Developing the use of SIT for any given insect species is an incremental and time-consuming process. Both the pink bollworm and codling moth programs required multiple decades of work to refine the production and release methodologies and, as such, we should expect no less for this current NOW SIT program. Furthermore, these other moth SIT programs also included various additional IPM components such as sanitation, mating disruption and Bt crops—all of which was carried out as part of an area-wide IPM program that required coordination and cooperation between growers, researchers and program personnel.

 

Can SIT be effectively developed as a control strategy for NOW? We don’t know yet, but the availability of the PPBR Facility has presented a unique opportunity to explore a novel control strategy that could possibility complement current IPM strategies. Make no mistake, sanitation remains the foundation of NOW control, along with monitoring, well-timed sprays, early harvest and, more recently, mating disruption. With more than 1.5 million acres of almonds, pistachios and walnuts in California, plus many additional acres of alternate crop and non-crop hosts, the ability to produce enough sterile NOW to blanket the entire state presents a significant challenge. In this way, the sterile NOW program will not be a stand-alone technology. If a competitive moth can be produced and research can then determine the adequate overflooding ratio as well as timing and method of release, the next step would be to then develop decision models to identify priority release areas for the sterile moths. While the development of an effective SIT program clearly requires the successful completion of many incremental steps, this is an exciting opportunity that merits further evaluation, as it could potentially lead to significant reductions in NOW populations and crop damage.

 

REFERENCES

Henneberry, T. J., and S. E. Naranjo. 1998. Integrated management approaches for pink bollworm in the southwestern United States. Integr. Pest Manag. Rev. 3: 31–52.

Klassen, W., and C. Curtis. 2005. History of the sterile insect technique, pp. 3–36. In Dyck, V.A., Hendrichs, J., Robinson, A.S. (eds.), Sterile Insect Tech. Princ. Pract. Area-Wide Integr. Pest Manag. Springer, Netherlands.

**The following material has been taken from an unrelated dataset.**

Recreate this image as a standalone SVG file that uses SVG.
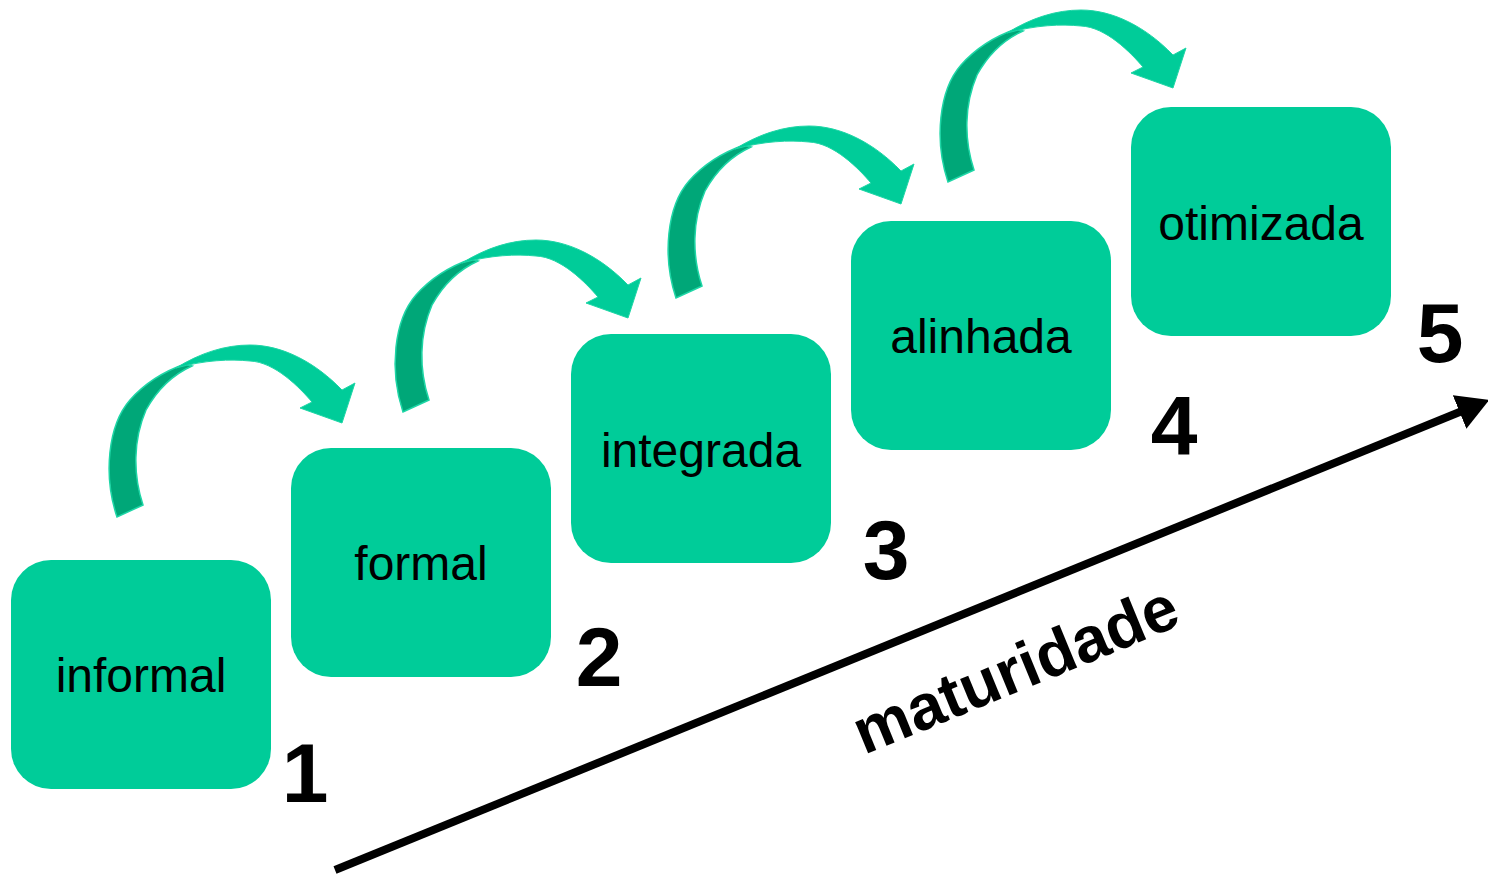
<svg xmlns="http://www.w3.org/2000/svg" xmlns:xlink="http://www.w3.org/1999/xlink" width="1488" height="874" viewBox="0 0 1488 874">
<style>
.box{fill:#00CC99;}
.lbl{font-family:"Liberation Sans",Arial,sans-serif;font-size:48px;fill:#000;text-anchor:middle;}
.num{font-family:"Liberation Sans",Arial,sans-serif;font-size:84px;font-weight:bold;fill:#000;text-anchor:middle;}
.dark{fill:#00A778;stroke:#1ED6A6;stroke-width:1.5;}
.light{fill:#00CC99;stroke:#1ED6A6;stroke-width:1;}
</style>
<defs>
<g id="curv">
<path class="dark" d="M117,517 C103,475 108,425 130,400 C145,383 165,371 185,364 L192,366 C172,375 157,390 146,410 C133,440 133,475 143,505 Z"/>
<path class="light" d="M176,368 C200,353 225,345 250,345 C282,345 315,362 342,390 L355,383 L342,423 L300,408 L312,402 C300,388 275,362 250,361 C230,359 205,360 176,368 Z"/>
</g>
<marker id="ah" markerWidth="4.5" markerHeight="4.5" refX="1" refY="2.25" orient="auto" markerUnits="strokeWidth">
<path d="M0,0 L4,2.25 L0,4.5 Z" fill="#000"/>
</marker>
</defs>
<g id="connectors">
<use xlink:href="#curv"/>
<use xlink:href="#curv" transform="translate(286,-105)"/>
<use xlink:href="#curv" transform="translate(559,-219)"/>
<use xlink:href="#curv" transform="translate(831,-335)"/>
<line x1="335" y1="870" x2="1467" y2="409" stroke="#000" stroke-width="8" marker-end="url(#ah)"/>
</g>
<g id="node1"><rect class="box" x="11" y="560" width="260" height="229" rx="40"/><text class="lbl" x="141" y="692">informal</text></g>
<g id="node2"><rect class="box" x="291" y="448" width="260" height="229" rx="40"/><text class="lbl" x="421" y="580">formal</text></g>
<g id="node3"><rect class="box" x="571" y="334" width="260" height="229" rx="40"/><text class="lbl" x="701" y="467">integrada</text></g>
<g id="node4"><rect class="box" x="851" y="221" width="260" height="229" rx="40"/><text class="lbl" x="981" y="353">alinhada</text></g>
<g id="node5"><rect class="box" x="1131" y="107" width="260" height="229" rx="40"/><text class="lbl" x="1261" y="240">otimizada</text></g>
<g id="numbers">
<text class="num" x="305" y="802">1</text>
<text class="num" x="599" y="686">2</text>
<text class="num" x="886" y="579">3</text>
<text class="num" x="1174" y="455">4</text>
<text class="num" x="1440" y="362">5</text>
</g>
<text x="0" y="0" transform="translate(864,755) rotate(-22.3)" style="font-family:'Liberation Sans',Arial,sans-serif;font-size:64px;font-weight:bold;fill:#000;">maturidade</text>
</svg>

Knipling, E. F. 1955. Possibilities of Insect Control or Eradication Through the Use of Sexually Sterile Males. J. Econ. Entomol. 48: 459–462.

North, D. T. 1975. Inherited sterility in Lepidoptera. Annu Rev Entomol. 20: 167–182.

Simmons, G. S., D. M. Suckling, J. E. Carpenter, M. F. Addison, V. A. Dyck, and M. J. B. Vreysen. 2010. Improved quality management to enhance the efficacy of the sterile insect technique for lepidopteran pests. J. Appl. Entomol. 134: 261–273.

Walters, M. L., R. T. Staten, and R. C. Roberson. 2000. Pink bollworm integrated management using sterile insects under field trial conditions, Imperial Valley, California. In Area-Wide Control Fruit Flies Other Insect Pests.